Les nationalisations dans le secteur industriel ne font pas débat. Toutes ces entreprises, sauf Saint-Gobain, sont en mauvais état et il faut changer les choses. Les banques faisaient elles plus l’objet de discussions. Michel Rocard a ainsi évoqué l’idée d’une nationalisation à 51%, mais son plan m’est toujours apparu comme incohérent : comment nationaliser à 51% tout en respectant l’égalité des actionnaires ? On nationalise une action sur deux ? Actionnaire par actionnaire ? Et l’on pense que le Conseil Constitutionnel va approuver cela ?

Sa solution était donc impraticable. Ce que nous cherchions c’était d’éviter une nationalisation à tous les étages, y compris dans les filiales. Et d’éviter aussi une nationalisation à 100% des entreprises déjà contrôlées depuis 1946 comme la BNP ou le Crédit Lyonnais. Ce combat là nous l’avons perdu, et n’avons reçu aucun soutien. Nous avons donc dû renationaliser à tous les étages, ce qui a été une perte d’énergie et d’argent.

 

6. Quel regard Pierre Mauroy portait-il sur l’action de Michel Rocard quand celui-ci était à Matignon ?

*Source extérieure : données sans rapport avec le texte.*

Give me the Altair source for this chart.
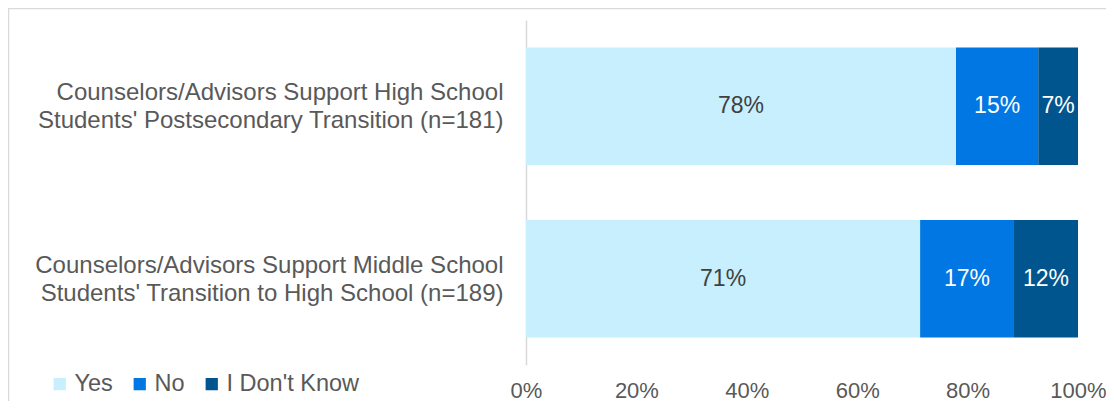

Pierre Mauroy a toujours tout fait pour le soutenir par la suite. Il a été loyal à l’égard de Michel Rocard. D’autant qu’il est devenu Premier secrétaire du PS avec l’appui de Jospin et des rocardiens. Il y a une espèce de coalition qui s’est formée là-dessus.

Pour Mauroy il était assez clair que c’est à l’intérieur de cette coalition que se fabriquerait l’avenir du PS. Il était en outre violemment anti-Fabius. Pendant ces trois années, Mauroy a toujours soutenu Rocard. Tout en regrettant ce qu’il considérait comme des fautes manœuvrières. Il n’y avait plus de rivalité entre les deux hommes, si tant est qu’il n’y en ait jamais eu.

Mauroy a même considéré que l’avenir présidentiel du PS c’était Michel Rocard. Il a poussé dans ce sens-là en le proposant comme « candidat virtuel ». Et il n’est pour rien dans l’échec de Michel Rocard.